--- Start of Source material ---
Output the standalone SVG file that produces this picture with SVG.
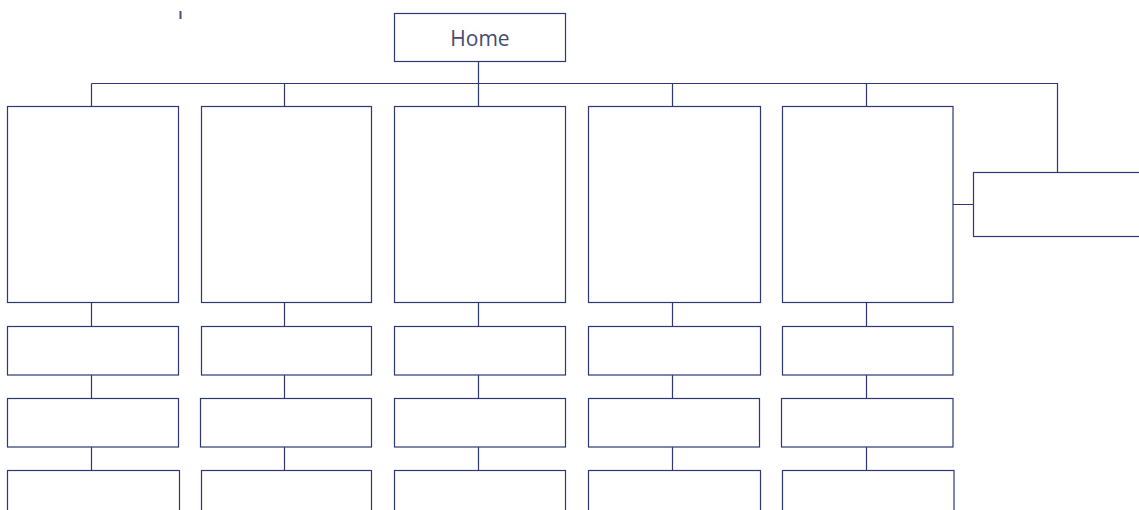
<svg xmlns="http://www.w3.org/2000/svg" width="1139" height="510" viewBox="0 0 1139 510">
<style>
.box{fill:#ffffff;stroke:#2e3873;stroke-width:1.2}
.ln{fill:none;stroke:#2e3873;stroke-width:1.2}
.lbl{font-family:"Open Sans","Noto Sans",sans-serif;font-size:21px;fill:#444b6e;text-anchor:middle}
</style>
<rect width="1139" height="510" fill="#ffffff"/>
<line x1="180.5" y1="11" x2="180.5" y2="19" stroke="#4a5078" stroke-width="2"/>
<g id="connectors">
<path class="ln" d="M478.5 61.5V106.5M91.5 83.5H1057.5V172.5M91.5 83.5V106.5M284.5 83.5V106.5M672.5 83.5V106.5M866.5 83.5V106.5M953 204.5H973.5"/>
<path class="ln" d="M91.5 302.5V326.5M91.5 375V398.5M91.5 447V470.5"/>
<path class="ln" d="M284.5 302.5V326.5M284.5 375V398.5M284.5 447V470.5"/>
<path class="ln" d="M478.5 302.5V326.5M478.5 375V398.5M478.5 447V470.5"/>
<path class="ln" d="M672.5 302.5V326.5M672.5 375V398.5M672.5 447V470.5"/>
<path class="ln" d="M866.5 302.5V326.5M866.5 375V398.5M866.5 447V470.5"/>
</g>
<g id="home"><rect class="box" x="394.5" y="13.5" width="171" height="48"/><text class="lbl" x="480" y="45.5">Home</text></g>
<g id="col1">
<rect class="box" x="7.5" y="106.5" width="171" height="196"/>
<rect class="box" x="7.5" y="326.5" width="171" height="48.5"/>
<rect class="box" x="7.5" y="398.5" width="171" height="48.5"/>
<rect class="box" x="7.5" y="470.5" width="172" height="60"/>
</g>
<g id="col2">
<rect class="box" x="201.5" y="106.5" width="170" height="196"/>
<rect class="box" x="201.5" y="326.5" width="170" height="48.5"/>
<rect class="box" x="200.5" y="398.5" width="171" height="48.5"/>
<rect class="box" x="201.5" y="470.5" width="170" height="60"/>
</g>
<g id="col3">
<rect class="box" x="394.5" y="106.5" width="171" height="196"/>
<rect class="box" x="394.5" y="326.5" width="171" height="48.5"/>
<rect class="box" x="394.5" y="398.5" width="171" height="48.5"/>
<rect class="box" x="394.5" y="470.5" width="171" height="60"/>
</g>
<g id="col4">
<rect class="box" x="588.5" y="106.5" width="172" height="196"/>
<rect class="box" x="588.5" y="326.5" width="172" height="48.5"/>
<rect class="box" x="588.5" y="398.5" width="171" height="48.5"/>
<rect class="box" x="588.5" y="470.5" width="172" height="60"/>
</g>
<g id="col5">
<rect class="box" x="782.5" y="106.5" width="170.5" height="196"/>
<rect class="box" x="782.5" y="326.5" width="170.5" height="48.5"/>
<rect class="box" x="781.5" y="398.5" width="171.5" height="48.5"/>
<rect class="box" x="782.5" y="470.5" width="171.5" height="60"/>
</g>
<g id="side"><rect class="box" x="973.5" y="172.5" width="180" height="64"/></g>
</svg>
--- End of Source material ---
- Written instruction
Every line above should be repeated exactly; pictures stay out of the copy.

- Exercise answer
Output the standalone SVG file that produces this picture with SVG.
<svg xmlns="http://www.w3.org/2000/svg" width="1139" height="510" viewBox="0 0 1139 510">
<style>
.box{fill:#ffffff;stroke:#2e3873;stroke-width:1.2}
.ln{fill:none;stroke:#2e3873;stroke-width:1.2}
.lbl{font-family:"Open Sans","Noto Sans",sans-serif;font-size:21px;fill:#444b6e;text-anchor:middle}
</style>
<rect width="1139" height="510" fill="#ffffff"/>
<line x1="180.5" y1="11" x2="180.5" y2="19" stroke="#4a5078" stroke-width="2"/>
<g id="connectors">
<path class="ln" d="M478.5 61.5V106.5M91.5 83.5H1057.5V172.5M91.5 83.5V106.5M284.5 83.5V106.5M672.5 83.5V106.5M866.5 83.5V106.5M953 204.5H973.5"/>
<path class="ln" d="M91.5 302.5V326.5M91.5 375V398.5M91.5 447V470.5"/>
<path class="ln" d="M284.5 302.5V326.5M284.5 375V398.5M284.5 447V470.5"/>
<path class="ln" d="M478.5 302.5V326.5M478.5 375V398.5M478.5 447V470.5"/>
<path class="ln" d="M672.5 302.5V326.5M672.5 375V398.5M672.5 447V470.5"/>
<path class="ln" d="M866.5 302.5V326.5M866.5 375V398.5M866.5 447V470.5"/>
</g>
<g id="home"><rect class="box" x="394.5" y="13.5" width="171" height="48"/><text class="lbl" x="480" y="45.5">Home</text></g>
<g id="col1">
<rect class="box" x="7.5" y="106.5" width="171" height="196"/>
<rect class="box" x="7.5" y="326.5" width="171" height="48.5"/>
<rect class="box" x="7.5" y="398.5" width="171" height="48.5"/>
<rect class="box" x="7.5" y="470.5" width="172" height="60"/>
</g>
<g id="col2">
<rect class="box" x="201.5" y="106.5" width="170" height="196"/>
<rect class="box" x="201.5" y="326.5" width="170" height="48.5"/>
<rect class="box" x="200.5" y="398.5" width="171" height="48.5"/>
<rect class="box" x="201.5" y="470.5" width="170" height="60"/>
</g>
<g id="col3">
<rect class="box" x="394.5" y="106.5" width="171" height="196"/>
<rect class="box" x="394.5" y="326.5" width="171" height="48.5"/>
<rect class="box" x="394.5" y="398.5" width="171" height="48.5"/>
<rect class="box" x="394.5" y="470.5" width="171" height="60"/>
</g>
<g id="col4">
<rect class="box" x="588.5" y="106.5" width="172" height="196"/>
<rect class="box" x="588.5" y="326.5" width="172" height="48.5"/>
<rect class="box" x="588.5" y="398.5" width="171" height="48.5"/>
<rect class="box" x="588.5" y="470.5" width="172" height="60"/>
</g>
<g id="col5">
<rect class="box" x="782.5" y="106.5" width="170.5" height="196"/>
<rect class="box" x="782.5" y="326.5" width="170.5" height="48.5"/>
<rect class="box" x="781.5" y="398.5" width="171.5" height="48.5"/>
<rect class="box" x="782.5" y="470.5" width="171.5" height="60"/>
</g>
<g id="side"><rect class="box" x="973.5" y="172.5" width="180" height="64"/></g>
</svg>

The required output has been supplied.